Ford Field was selected for its proximity to so many people, particularly underserved people. While vaccine rates in Southeast Michigan are rising steadily, communities like Detroit are still well behind the average.
Currently, only 16% of Detroit has gotten covered, while the rest of Wayne and Oakland County have vaccinated more than 30% of their residents.
The city and state hope to change that over the next eight weeks when medical staff administers 335,000 doses of the Pfizer, Moderna, and Johnson & Johnson vaccine.
"That's really important to get us to our 70% magic number for herd immunity," said Mossallam.
In addition to the 600,000-plus people that live in Detroit, Ford Field will also service any of the millions that live in the greater Metro Detroit area.
Who gets vaccinated first?
By early April, the eligibility restrictions will be essentially lifted on Michigan residents as the state plans to open access up to anyone over the age of 16.

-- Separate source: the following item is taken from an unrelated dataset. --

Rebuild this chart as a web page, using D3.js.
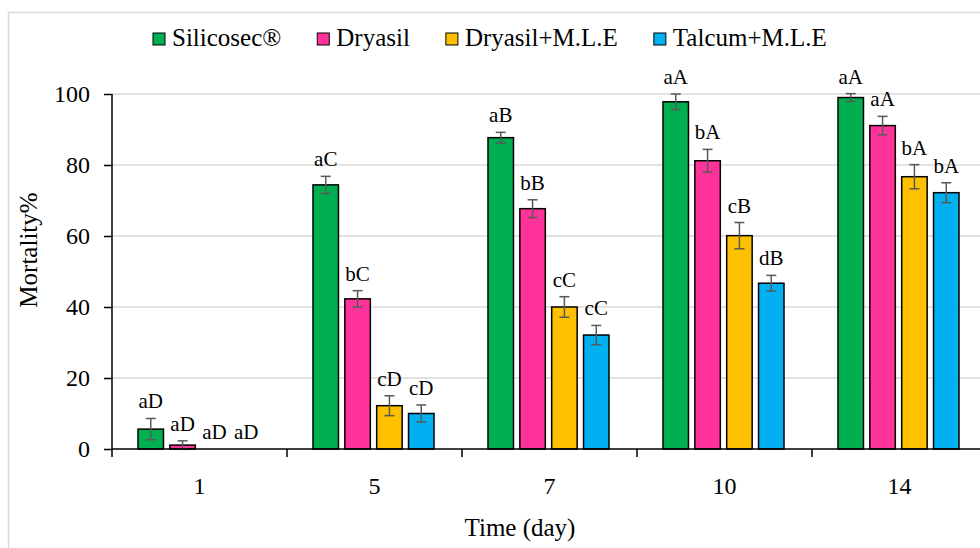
<!DOCTYPE html>
<html>
<head>
<meta charset="utf-8">
<script src="https://cdn.jsdelivr.net/npm/d3@7"></script>
<style>
    body { margin: 0; background: #fff; }
</style>
</head>
<body>
<script>
var svgWidth = 980;
var svgHeight = 548;
var serifFont = "'Liberation Serif', 'Times New Roman', Times, 'DejaVu Serif', serif";

var days = ["1", "5", "7", "10", "14"];
var seriesNames = ["Silicosec®", "Dryasil", "Dryasil+M.L.E", "Talcum+M.L.E"];
var seriesColors = ["#00b050", "#ff3399", "#ffc000", "#00b0f0"];

// mortality % per series, one value per day
var silicosec = [5.6, 74.4, 87.7, 97.8, 99.0];
var dryasil = [1.1, 42.3, 67.7, 81.2, 91.1];
var dryasilMle = [0, 12.2, 40.0, 60.1, 76.7];
var talcumMle = [0, 10.0, 32.1, 46.7, 72.2];

var silicosecErr = [3.0, 2.4, 1.5, 2.2, 1.1];
var dryasilErr = [1.2, 2.3, 2.5, 3.2, 2.6];
var dryasilMleErr = [0, 2.8, 2.9, 3.7, 3.4];
var talcumMleErr = [0, 2.4, 2.7, 2.2, 2.8];

var silicosecLetters = ["aD", "aC", "aB", "aA", "aA"];
var dryasilLetters = ["aD", "bC", "bB", "bA", "aA"];
var dryasilMleLetters = ["aD", "cD", "cC", "cB", "bA"];
var talcumMleLetters = ["aD", "cD", "cC", "dB", "bA"];

var yTicks = [0, 20, 40, 60, 80, 100];

var values = [silicosec, dryasil, dryasilMle, talcumMle];
var errors = [silicosecErr, dryasilErr, dryasilMleErr, talcumMleErr];
var letters = [silicosecLetters, dryasilLetters, dryasilMleLetters, talcumMleLetters];

var bars = [];
days.forEach((day, i) => {
    seriesNames.forEach((s, j) => {
        bars.push({ day: day, series: s, color: seriesColors[j], value: values[j][i], err: errors[j][i], label: letters[j][i] });
    });
});

var plotLeft = 112;
var plotTop = 94;
var plotBottom = 449;
var bandWidth = 175;

var x0 = d3.scaleBand()
    .domain(days)
    .range([plotLeft, plotLeft + bandWidth * days.length]);

var x1 = d3.scaleBand()
    .domain(seriesNames)
    .range([26, 147])
    .paddingInner(0.2);

var y = d3.scaleLinear()
    .domain([0, 100])
    .range([plotBottom, plotTop]);

var svg = d3.select("body")
    .append("svg")
    .attr("width", svgWidth)
    .attr("height", svgHeight)
    .attr("font-family", serifFont);

// chart frame
svg.append("rect")
    .attr("x", 8.5)
    .attr("y", 12.5)
    .attr("width", 1000)
    .attr("height", 600)
    .attr("fill", "none")
    .attr("stroke", "#d9d9d9")
    .attr("stroke-width", 1.5);

// gridlines
svg.selectAll(".grid")
    .data(yTicks.filter(d => d > 0)).enter()
    .append("line")
    .attr("x1", plotLeft)
    .attr("x2", svgWidth)
    .attr("y1", d => y(d))
    .attr("y2", d => y(d))
    .attr("stroke", "#d9d9d9")
    .attr("stroke-width", 1.5);

// bars
svg.selectAll(".bar")
    .data(bars).enter()
    .append("rect")
    .attr("x", d => x0(d.day) + x1(d.series))
    .attr("y", d => y(d.value))
    .attr("width", x1.bandwidth())
    .attr("height", d => y(0) - y(d.value))
    .attr("fill", d => d.color)
    .attr("stroke", "#000")
    .attr("stroke-width", 1.5);

// error bars
var withErr = bars.filter(d => d.err > 0);
var errGroup = svg.selectAll(".err")
    .data(withErr).enter()
    .append("g")
    .attr("transform", d => "translate(" + (x0(d.day) + x1(d.series) + x1.bandwidth() / 2) + ",0)")
    .attr("stroke", "#595959")
    .attr("stroke-width", 1.5);

errGroup.append("line")
    .attr("y1", d => y(d.value + d.err))
    .attr("y2", d => y(d.value - d.err));
errGroup.append("line")
    .attr("x1", -5).attr("x2", 5)
    .attr("y1", d => y(d.value + d.err))
    .attr("y2", d => y(d.value + d.err));
errGroup.append("line")
    .attr("x1", -5).attr("x2", 5)
    .attr("y1", d => y(d.value - d.err))
    .attr("y2", d => y(d.value - d.err));

// significance letters
svg.selectAll(".letter")
    .data(bars).enter()
    .append("text")
    .attr("x", d => x0(d.day) + x1(d.series) + x1.bandwidth() / 2)
    .attr("y", d => y(d.value + d.err) - 10)
    .attr("text-anchor", "middle")
    .attr("font-size", 21)
    .attr("fill", "#000")
    .text(d => d.label);

// y axis
var yAxis = svg.append("g")
    .attr("transform", "translate(" + plotLeft + ",0)")
    .call(d3.axisLeft(y).tickValues(yTicks).tickSize(8).tickPadding(14));

// x axis
var xAxis = svg.append("g")
    .attr("transform", "translate(0," + plotBottom + ")")
    .call(d3.axisBottom(x0).tickSize(0).tickPadding(28));

xAxis.selectAll(".boundary")
    .data(days).enter()
    .append("line")
    .attr("x1", d => x0(d))
    .attr("x2", d => x0(d))
    .attr("y1", 0)
    .attr("y2", 8)
    .attr("stroke", "#000")
    .attr("stroke-width", 1.5);

[yAxis, xAxis].forEach(a => {
    a.attr("font-family", serifFont).attr("font-size", 24);
    a.select(".domain").attr("stroke", "#000").attr("stroke-width", 1.5);
    a.selectAll(".tick line").attr("stroke", "#000").attr("stroke-width", 1.5);
    a.selectAll(".tick text").attr("fill", "#000");
});
yAxis.select(".domain").attr("d", "M0," + plotBottom + "V" + plotTop);
xAxis.select(".domain").attr("d", "M" + plotLeft + ",0H" + svgWidth);

// axis titles
svg.append("text")
    .attr("transform", "translate(37,250) rotate(-90)")
    .attr("text-anchor", "middle")
    .attr("font-size", 25)
    .text("Mortality%");

svg.append("text")
    .attr("x", 520)
    .attr("y", 536)
    .attr("text-anchor", "middle")
    .attr("font-size", 25)
    .text("Time (day)");

// legend
var legend = svg.append("g");
var legendX = 153;
seriesNames.forEach((s, j) => {
    legend.append("rect")
        .attr("x", legendX)
        .attr("y", 33)
        .attr("width", 12)
        .attr("height", 12)
        .attr("fill", seriesColors[j])
        .attr("stroke", "#000")
        .attr("stroke-width", 1);
    var t = legend.append("text")
        .attr("x", legendX + 19)
        .attr("y", 46)
        .attr("font-size", 25)
        .text(s);
    legendX += 19 + t.node().getComputedTextLength() + 36;
});
</script>
</body>
</html>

Currently, people 50 and older and those 16 and older with comorbidities can register and get a vaccine.
However, who gets to go first among those that are eligible will be based on the CDC's social vulnerability index, which is assessed when someone registers online.

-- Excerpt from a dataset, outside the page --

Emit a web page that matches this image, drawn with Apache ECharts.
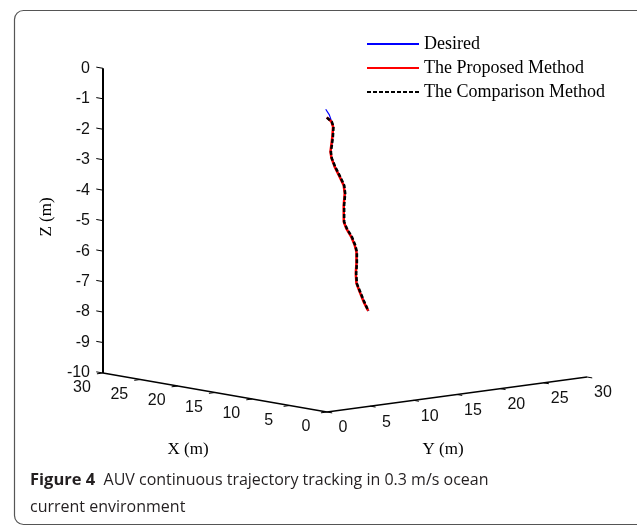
<!DOCTYPE html>
<html>
<head>
<meta charset="utf-8">
<script src="https://cdn.jsdelivr.net/npm/echarts@6/dist/echarts.min.js"></script>
<style>
  html, body { margin: 0; padding: 0; background: #fff; }
  #chart { width: 637px; height: 526px; }
</style>
</head>
<body>
<div id="chart"></div>
<script>
// tick values of the three 3D axes
var xTicks = [0, 5, 10, 15, 20, 25, 30]
var yTicks = [0, 5, 10, 15, 20, 25, 30]
var zTicks = [0, -1, -2, -3, -4, -5, -6, -7, -8, -9, -10]

// desired trajectory (m)
var desiredX = [0.17, 0, 0, 0, 0, 0, 0, 0, 0, 0, 0, 0, 0, 0, 0, 0, 0, 0, 0, 0, 0, 0, 0, 0]
var desiredY = [0, 0.27, 0.54, 0.73, 0.66, 0.54, 0.43, 0.54, 0.92, 1.50, 1.96, 2.08, 1.96, 1.96, 2.27, 2.85, 3.23, 3.43, 3.43, 3.35, 3.43, 3.81, 4.27, 4.77]
var desiredZ = [-0.07, -0.26, -0.49, -0.66, -0.99, -1.26, -1.47, -1.69, -1.98, -2.33, -2.63, -2.90, -3.28, -3.83, -4.06, -4.36, -4.64, -4.87, -5.25, -5.58, -5.91, -6.20, -6.54, -6.86]

// the proposed method
var proposedX = [0.04, 0, 0, 0, 0, 0, 0, 0, 0, 0, 0, 0, 0, 0, 0, 0, 0, 0, 0, 0, 0, 0, 0]
var proposedY = [0, 0.50, 0.70, 0.62, 0.50, 0.40, 0.52, 0.88, 1.45, 1.92, 2.05, 1.93, 1.94, 2.22, 2.80, 3.19, 3.40, 3.40, 3.32, 3.40, 3.77, 4.22, 4.75]
var proposedZ = [-0.33, -0.49, -0.66, -0.99, -1.26, -1.47, -1.69, -1.98, -2.33, -2.63, -2.90, -3.28, -3.83, -4.06, -4.36, -4.64, -4.87, -5.25, -5.58, -5.91, -6.20, -6.54, -6.86]

// the comparison method
var comparisonX = [0.04, 0, 0, 0, 0, 0, 0, 0, 0, 0, 0, 0, 0, 0, 0, 0, 0, 0, 0, 0, 0, 0, 0]
var comparisonY = [0.02, 0.56, 0.75, 0.68, 0.56, 0.45, 0.56, 0.95, 1.53, 1.99, 2.10, 1.98, 1.98, 2.30, 2.88, 3.26, 3.45, 3.45, 3.37, 3.45, 3.84, 4.30, 4.78]
var comparisonZ = [-0.34, -0.50, -0.67, -1.00, -1.27, -1.48, -1.70, -1.99, -2.34, -2.64, -2.91, -3.29, -3.84, -4.07, -4.37, -4.65, -4.88, -5.26, -5.59, -5.92, -6.21, -6.55, -6.87]

// view: where (0,0,-10) lands and how one metre along each axis moves on the page
var view = {
  origin: [327, 412],
  ex: [-224 / 30, -39 / 30],
  ey: [260 / 30, -35 / 30],
  ez: [0, -30.47]
}
var zMin = -10

function proj (x, y, z) {
  var dz = z - zMin
  return [
    view.origin[0] + x * view.ex[0] + y * view.ey[0] + dz * view.ez[0],
    view.origin[1] + x * view.ex[1] + y * view.ey[1] + dz * view.ez[1]
  ]
}

function path (xs, ys, zs) {
  return xs.map(function (v, i) { return proj(v, ys[i], zs[i]) })
}

var numFont = '16px "Liberation Sans", Arial, sans-serif'
var serif = '"Liberation Serif", "Times New Roman", serif'

function seg (api, a, b, w) {
  var p0 = api.coord(a)
  var p1 = api.coord(b)
  return { type: 'line', shape: { x1: p0[0], y1: p0[1], x2: p1[0], y2: p1[1] }, style: { stroke: '#000', lineWidth: w } }
}

function tickSeries (ticks, axis) {
  return {
    type: 'custom',
    silent: true,
    data: ticks.map(function (v) { return [v, 0] }),
    renderItem: function (params, api) {
      var v = api.value(0)
      var a, b, dx, dy, align
      if (axis === 'x') {
        a = proj(v, 0, zMin); b = proj(v, -0.7, zMin); dx = -21; dy = 15; align = 'center'
      } else if (axis === 'y') {
        a = proj(0, v, zMin); b = proj(-0.7, v, zMin); dx = 16; dy = 16; align = 'center'
      } else {
        a = proj(30, 0, v); b = proj(30.9, 0, v); dx = -13; dy = 0; align = 'right'
      }
      var p0 = api.coord(a)
      return {
        type: 'group',
        children: [
          seg(api, a, b, 1),
          { type: 'text', style: { text: String(v), x: p0[0] + dx, y: p0[1] + dy, align: align, verticalAlign: 'middle', font: numFont, fill: '#111' } }
        ]
      }
    }
  }
}

var chart = echarts.init(document.getElementById('chart'))
chart.setOption({
  animation: false,
  backgroundColor: '#fff',
  grid: { left: 0, right: 0, top: 0, bottom: 0 },
  xAxis: { type: 'value', min: 0, max: 637, show: false },
  yAxis: { type: 'value', min: 0, max: 526, inverse: true, show: false },
  legend: {
    orient: 'vertical',
    left: 361,
    top: 30,
    itemWidth: 52,
    itemHeight: 14,
    itemGap: 6,
    itemStyle: { opacity: 0 },
    textStyle: { fontFamily: serif, fontSize: 18, color: '#000' },
    data: ['Desired', 'The Proposed Method', 'The Comparison Method']
  },
  graphic: [
    {
      type: 'rect',
      shape: { x: 14.5, y: 10.5, width: 640, height: 514, r: 9 },
      style: { fill: 'none', stroke: '#555', lineWidth: 1.2 },
      silent: true
    },
    {
      type: 'text',
      left: 30,
      top: 467,
      style: {
        text: '{b|Figure 4}  AUV continuous trajectory tracking in 0.3 m/s ocean\ncurrent environment',
        font: '16px "Open Sans", sans-serif',
        fill: '#231f20',
        lineHeight: 27,
        rich: {
          b: { fontWeight: 'bold', fontSize: 16.5, fontFamily: '"Open Sans", sans-serif', fill: '#231f20', lineHeight: 27 }
        }
      }
    },
    { type: 'text', x: 188, y: 450, style: { text: 'X (m)', font: '17px ' + serif, fill: '#000', align: 'center', verticalAlign: 'middle' } },
    { type: 'text', x: 443, y: 450, style: { text: 'Y (m)', font: '17px ' + serif, fill: '#000', align: 'center', verticalAlign: 'middle' } },
    { type: 'text', x: 47, y: 217, rotation: Math.PI / 2, style: { text: 'Z (m)', font: '17px ' + serif, fill: '#000', align: 'center', verticalAlign: 'middle' } }
  ],
  series: [
    {
      // axis lines: z up the back corner, x and y along the floor
      type: 'custom',
      silent: true,
      data: [[0, 0]],
      renderItem: function (params, api) {
        return {
          type: 'group',
          children: [
            seg(api, proj(30, 0, 0), proj(30, 0, zMin), 2),
            seg(api, proj(30, 0, zMin), proj(0, 0, zMin), 1.3),
            seg(api, proj(0, 0, zMin), proj(0, 30, zMin), 1.3)
          ]
        }
      }
    },
    tickSeries(xTicks, 'x'),
    tickSeries(yTicks, 'y'),
    tickSeries(zTicks, 'z'),
    {
      name: 'Desired',
      type: 'line',
      symbol: 'none',
      data: path(desiredX, desiredY, desiredZ),
      lineStyle: { color: '#0000ff', width: 1.2 },
      itemStyle: { color: '#0000ff' }
    },
    {
      name: 'The Proposed Method',
      type: 'line',
      symbol: 'none',
      data: path(proposedX, proposedY, proposedZ),
      lineStyle: { color: '#ff0000', width: 2.5 },
      itemStyle: { color: '#ff0000' }
    },
    {
      name: 'The Comparison Method',
      type: 'line',
      symbol: 'none',
      data: path(comparisonX, comparisonY, comparisonZ),
      lineStyle: { color: '#000', width: 2.5, type: [4, 2] },
      itemStyle: { color: '#000' }
    }
  ]
})
</script>
</body>
</html>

A person's background, where they live, their minority and economic status, thier health conditions, and a host of other factors go into determining the SVI. After Michigan vaccinated most of its health care employees, it transitioned to a similar format.
So far, 29% of the state has received some kind of vaccine coverage, a little more than the national average of 25%, according to the CDC.
State data on vaccine rates report that 5.5% of all doses administered have gone to Black people, despite them making up 14% of the state's population.
How to sign up
Vaccine supplies are steadily increasing, and so are the number of ways one can get a shot. For those that want it at Ford Field, they'll be doing it through Meijer, which is tasked with scheduling appointments.
There are two main ways to sign up:
- Head to clinic.meijer.com/register/CL0034 to register online
- Text EndCOVID to 75049 and select the Ford Field location.
No insurance is required for those that arrive.
The center will be open from 8 a.m. to 8:30 p.m. seven days a week.